Questions and answers

What is Hydra?
Hydra is an open-source repository solution built collaboratively to address a broad range of repository needs. Rather than being one-size-fits-all, Hydra leverages an ecosystem of components that lets institutions assemble and deploy robust and durable repository applications that are tailored to their users’ needs and workflows. Hydra’s platform is built atop the Fedora Commons repository for digital asset management and utilizes Apache Solr for search indexing. The Hydra community has worked together to develop and sustain a number of “solution bundles” — applications designed to solve a common need in a generalized yet customizable way with minimal development effort required — including the Avalon Media System, for managing and providing access to large collections of digital audio and video, and Sufia, a full-featured institutional repository with self-deposit and proxy deposit workflows.
What is Sufia, and what’s the relationship between Sufia and Hydra?
Hydra provides a framework for building web applications on top of a repository back-end and a search index. Sufia uses the full power of Hydra and extends it to provide a user interface around common repository features and social features (see the answer to question 3 for more). Sufia offers self-deposit and proxy deposit workflows with plans to develop one or more mediated deposit workflows in 2016. Sufia delivers its rich and growing set of features via a modern, responsive user interface.

Sufia was originally developed at Penn State University as a shareable generalization of their Hydra-based research repository application, ScholarSphere. Since Sufia was contributed to the Hydra community in 2012, Penn State and Data Curation Experts — along with a growing number of Hydra community developers (from over 30 institutions as of Jan. 2016) — have helped Sufia mature and thrive. Sufia is exemplary of Hydra development that has had wide implementation and code contributions to become a truly community-driven, -supported, and -maintained solution bundle.
What does Sufia do?
Sufia provides a rich set of features, including:
  • Multiple file, or folder, upload
  • Flexible user- and group-based access controls, including sharing with groups and individuals:
    1. Example: A file can be shared with a User Managed Group for viewing and downloading, or access can be at the editing level (i.e., anyone in the group would have editing rights to the metadata).
    2. Example: Permissions for visibility are, by default, open access.

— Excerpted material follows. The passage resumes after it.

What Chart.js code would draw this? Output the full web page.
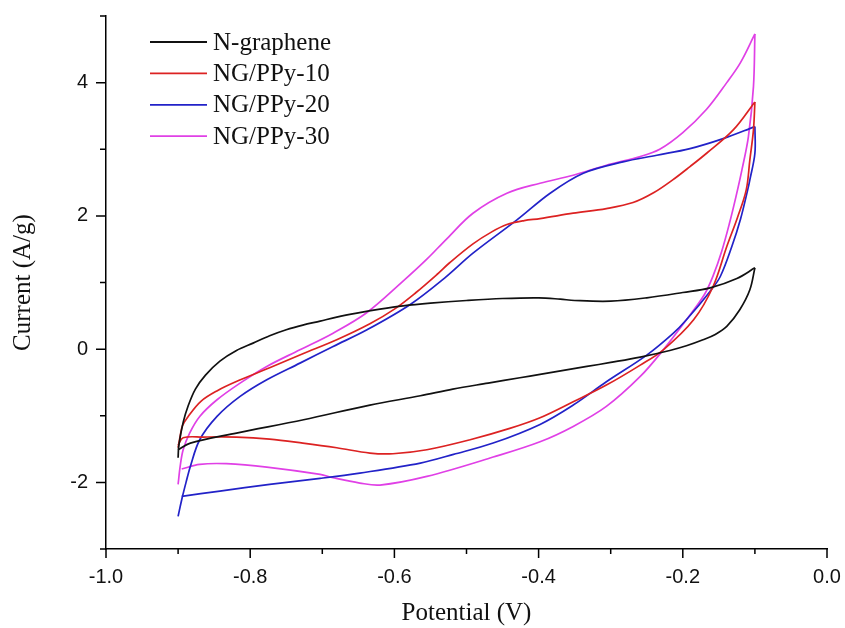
<!DOCTYPE html>
<html>
<head>
<meta charset="utf-8">
<script src="https://cdn.jsdelivr.net/npm/chart.js@4.4.1/dist/chart.umd.min.js"></script>
<style>
  html, body { margin: 0; padding: 0; background: #fff; }
  #wrap { width: 845px; height: 628px; }
</style>
</head>
<body>
<div id="wrap"><canvas id="cv"></canvas></div>
<script>
// Potential (V) / current (A/g) pairs, forward scan (-0.9 -> -0.1) and reverse scan
const nGrapheneFwd = [[-0.9,-1.63],[-0.899,-1.45],[-0.893,-1.1],[-0.886,-0.85],[-0.876,-0.6],[-0.862,-0.39],[-0.842,-0.18],[-0.819,-0.02],[-0.796,0.09],[-0.773,0.2],[-0.75,0.29],[-0.727,0.36],[-0.703,0.42],[-0.68,0.48],[-0.652,0.54],[-0.62,0.6],[-0.588,0.65],[-0.55,0.69],[-0.5,0.73],[-0.45,0.76],[-0.4,0.77],[-0.37,0.75],[-0.35,0.73],[-0.3,0.72],[-0.25,0.77],[-0.2,0.85],[-0.162,0.92],[-0.125,1.06],[-0.1,1.22]];
const nGrapheneRev = [[-0.1,1.22],[-0.107,0.89],[-0.121,0.59],[-0.139,0.34],[-0.155,0.22],[-0.172,0.14],[-0.195,0.05],[-0.218,-0.02],[-0.259,-0.12],[-0.3,-0.2],[-0.333,-0.26],[-0.398,-0.38],[-0.426,-0.43],[-0.47,-0.51],[-0.519,-0.6],[-0.564,-0.7],[-0.634,-0.84],[-0.726,-1.06],[-0.819,-1.26],[-0.883,-1.41],[-0.9,-1.51]];

const ppy10Fwd = [[-0.9,-1.48],[-0.897,-1.3],[-0.894,-1.15],[-0.886,-1.01],[-0.868,-0.78],[-0.845,-0.62],[-0.82,-0.49],[-0.773,-0.28],[-0.727,-0.07],[-0.68,0.14],[-0.634,0.38],[-0.6,0.6],[-0.57,0.85],[-0.541,1.12],[-0.523,1.3],[-0.491,1.58],[-0.465,1.76],[-0.444,1.87],[-0.42,1.93],[-0.398,1.96],[-0.352,2.04],[-0.306,2.11],[-0.269,2.2],[-0.24,2.35],[-0.214,2.54],[-0.19,2.74],[-0.167,2.94],[-0.13,3.29],[-0.1,3.71]];
const ppy10Rev = [[-0.1,3.71],[-0.102,3.29],[-0.107,2.84],[-0.112,2.39],[-0.124,1.98],[-0.139,1.54],[-0.158,0.94],[-0.185,0.44],[-0.227,-0.01],[-0.259,-0.24],[-0.306,-0.54],[-0.352,-0.79],[-0.398,-1.03],[-0.44,-1.19],[-0.495,-1.36],[-0.555,-1.51],[-0.602,-1.57],[-0.634,-1.56],[-0.68,-1.48],[-0.727,-1.41],[-0.773,-1.35],[-0.819,-1.32],[-0.865,-1.32],[-0.893,-1.33],[-0.9,-1.44]];

const ppy20Fwd = [[-0.9,-2.51],[-0.895,-2.26],[-0.889,-2.0],[-0.883,-1.76],[-0.87,-1.36],[-0.846,-1.01],[-0.814,-0.71],[-0.777,-0.46],[-0.731,-0.21],[-0.685,0.04],[-0.638,0.29],[-0.578,0.67],[-0.53,1.07],[-0.491,1.44],[-0.43,1.94],[-0.384,2.34],[-0.338,2.64],[-0.283,2.81],[-0.236,2.91],[-0.19,3.01],[-0.144,3.16],[-0.1,3.34]];
const ppy20Rev = [[-0.1,3.34],[-0.1,2.94],[-0.107,2.54],[-0.11,2.39],[-0.12,1.95],[-0.132,1.54],[-0.148,1.09],[-0.162,0.87],[-0.195,0.44],[-0.213,0.24],[-0.25,-0.09],[-0.306,-0.49],[-0.352,-0.84],[-0.398,-1.13],[-0.463,-1.41],[-0.518,-1.58],[-0.564,-1.71],[-0.648,-1.86],[-0.703,-1.94],[-0.773,-2.03],[-0.842,-2.13],[-0.895,-2.21]];

const ppy30Fwd = [[-0.9,-2.03],[-0.897,-1.75],[-0.893,-1.51],[-0.884,-1.26],[-0.87,-1.01],[-0.846,-0.76],[-0.814,-0.51],[-0.777,-0.26],[-0.731,-0.01],[-0.685,0.24],[-0.638,0.55],[-0.588,1.02],[-0.555,1.35],[-0.527,1.66],[-0.491,2.04],[-0.444,2.34],[-0.398,2.49],[-0.352,2.61],[-0.306,2.76],[-0.259,2.89],[-0.232,3.0],[-0.2,3.25],[-0.167,3.6],[-0.139,4.0],[-0.12,4.3],[-0.1,4.73]];
const ppy30Rev = [[-0.1,4.73],[-0.102,3.94],[-0.109,3.19],[-0.118,2.69],[-0.126,2.3],[-0.135,1.9],[-0.146,1.47],[-0.158,1.1],[-0.17,0.82],[-0.195,0.44],[-0.227,-0.01],[-0.259,-0.41],[-0.306,-0.86],[-0.352,-1.16],[-0.398,-1.39],[-0.463,-1.62],[-0.555,-1.91],[-0.62,-2.04],[-0.648,-2.01],[-0.685,-1.93],[-0.703,-1.88],[-0.777,-1.77],[-0.833,-1.72],[-0.87,-1.73],[-0.895,-1.8]];

const seriesNames = ['N-graphene', 'NG/PPy-10', 'NG/PPy-20', 'NG/PPy-30'];
const seriesColors = ['#111111', '#dc2222', '#2222c8', '#e040e6'];
const seriesData = [
  [nGrapheneFwd, nGrapheneRev],
  [ppy10Fwd, ppy10Rev],
  [ppy20Fwd, ppy20Rev],
  [ppy30Fwd, ppy30Rev]
];

const xMajorTicks = [-1.0, -0.8, -0.6, -0.4, -0.2, 0.0];
const xMinorTicks = [-0.9, -0.7, -0.5, -0.3, -0.1];
const xTickLabels = ['-1.0', '-0.8', '-0.6', '-0.4', '-0.2', '0.0'];
const yMajorTicks = [-2, 0, 2, 4];
const yMinorTicks = [-3, -1, 1, 3, 5];

const toPts = arr => arr.map(p => ({ x: p[0], y: p[1] }));

const datasets = [];
seriesData.forEach((branches, i) => {
  branches.forEach(b => {
    datasets.push({
      label: seriesNames[i],
      data: toPts(b),
      borderColor: seriesColors[i],
      backgroundColor: seriesColors[i],
      borderWidth: 1.7,
      pointRadius: 0,
      showLine: true,
      tension: 0.35,
      fill: false
    });
  });
});

// minor / major tick marks drawn outward like the original plot
const tickMarks = {
  id: 'tickMarks',
  afterDraw(chart) {
    const { ctx, chartArea: a, scales: { x, y } } = chart;
    ctx.save();
    ctx.strokeStyle = '#000';
    ctx.lineWidth = 1.5;
    ctx.beginPath();
    xMajorTicks.forEach(v => { const p = x.getPixelForValue(v); ctx.moveTo(p, a.bottom); ctx.lineTo(p, a.bottom + 9); });
    xMinorTicks.forEach(v => { const p = x.getPixelForValue(v); ctx.moveTo(p, a.bottom); ctx.lineTo(p, a.bottom + 5); });
    yMajorTicks.forEach(v => { const p = y.getPixelForValue(v); ctx.moveTo(a.left, p); ctx.lineTo(a.left - 10, p); });
    yMinorTicks.forEach(v => { const p = y.getPixelForValue(v); ctx.moveTo(a.left, p); ctx.lineTo(a.left - 6, p); });
    ctx.stroke();
    ctx.restore();
  }
};

// legend in the upper-left corner of the plot
const cornerLegend = {
  id: 'cornerLegend',
  afterDraw(chart) {
    const ctx = chart.ctx;
    ctx.save();
    ctx.font = '25px "Liberation Serif", "Times New Roman", serif';
    ctx.textBaseline = 'middle';
    ctx.fillStyle = '#111';
    seriesNames.forEach((name, i) => {
      const yy = 42 + i * 31.4;
      ctx.strokeStyle = seriesColors[i];
      ctx.lineWidth = 1.8;
      ctx.beginPath();
      ctx.moveTo(150, yy);
      ctx.lineTo(207, yy);
      ctx.stroke();
      ctx.fillText(name, 213, yy + 1);
    });
    ctx.restore();
  }
};

new Chart(document.getElementById('cv'), {
  type: 'scatter',
  data: { datasets },
  options: {
    responsive: true,
    maintainAspectRatio: false,
    animation: false,
    layout: { padding: { top: 16, right: 18, left: 0, bottom: 0 } },
    plugins: {
      legend: { display: false },
      tooltip: { enabled: false }
    },
    scales: {
      x: {
        type: 'linear',
        min: -1.0,
        max: 0.0,
        afterFit: s => { s.height = 79; s.paddingLeft = 0; s.paddingRight = 0; },
        grid: { display: false, drawTicks: false },
        border: { display: true, color: '#000', width: 1.5 },
        ticks: {
          stepSize: 0.2,
          padding: 16,
          color: '#111',
          font: { family: '"Liberation Sans", Arial, sans-serif', size: 20 },
          callback: function (v) {
            let best = 0;
            xMajorTicks.forEach((t, i) => { if (Math.abs(t - v) < Math.abs(xMajorTicks[best] - v)) best = i; });
            return xTickLabels[best];
          }
        },
        title: {
          display: true,
          text: 'Potential (V)',
          color: '#111',
          padding: { top: 0, bottom: 0 },
          font: { family: '"Liberation Serif", "Times New Roman", serif', size: 25 }
        }
      },
      y: {
        type: 'linear',
        min: -3,
        max: 5,
        afterFit: s => { s.width = 106; s.paddingTop = 0; s.paddingBottom = 0; },
        grid: { display: false, drawTicks: false },
        border: { display: true, color: '#000', width: 1.5 },
        ticks: {
          stepSize: 1,
          padding: 18,
          color: '#111',
          font: { family: '"Liberation Sans", Arial, sans-serif', size: 20 },
          callback: v => (yMajorTicks.includes(v) ? String(v) : '')
        },
        title: {
          display: true,
          text: 'Current (A/g)',
          color: '#111',
          padding: { top: 8, bottom: 0 },
          font: { family: '"Liberation Serif", "Times New Roman", serif', size: 25 }
        }
      }
    }
  },
  plugins: [tickMarks, cornerLegend]
});
</script>
</body>
</html>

They can be changed to “Private,” or to the institution level (i.e., Penn State only).
  • Admin user privileges:
    1. Editing rights to pages where content can be dynamic
    2. Ability to configure featured works and featured researcher on home page
    3. Access to range of use and usage statistics
  • User profiles, where users can also select files to feature in the profile
  • User dashboard for managing files, including creation of collections
  • Integration with Zotero for automatic population of user content
  • Proxy deposit and transfer of file ownership
  • Forms for batch-editing metadata
  • Google-Scholar specific metadata embedding
  • Google Analytics for usage statistics
  • Full-text indexing and searching
  • Faceted search and browse
  • Generation and validation of identifiers
  • Digital preservation functionalities:
    1. Fixity checking
    2. Version control
    3. Characterization of uploaded files
Who’s using Sufia, and for what purposes?
There are approximately 30 organizations (as of Nov. 2015) that we know are running instances of Sufia for a range of purposes including institutional repositories, data repositories, digital collections management, and digital archives. As Sufia is open-source software that anyone can use freely, there’s no way to tell exactly how many Sufia users there are. We’ve seen Sufia used by a diverse group of organizations including research libraries & archives, public media, art museums, academic consortia, scientific foundations, and a repertory theater.
How is Sufia different from e.g. DSpace, Bepress, etc.?
If pressed, one might suggest that Sufia is more akin to a DSpace-style repository solution than a Bepress-style solution in that it is a locally hosted open repository framework. Sufia is a repository solution that allows deposit of content and metadata and user-level control over that content (upload, modify, delete content). Sufia does not yet support multi-step approval workflow for deposit like DSpace and Bepress do, though these functionalities have been identified by the Hydra community as a priority for 2016.
What will it cost?
While it is difficult to put a dollar amount on a particular implementation of Sufia, we know from the experiences of our community members that Sufia repository solutions have been implemented with resources ranging from one part-time developer through much larger development environments. As Sufia and Hydra are open source products, it would be useful for potential users to connect with the community (Hydra-Tech and/or Hydra-Community) about resourcing concerns for a particular implementation scenario.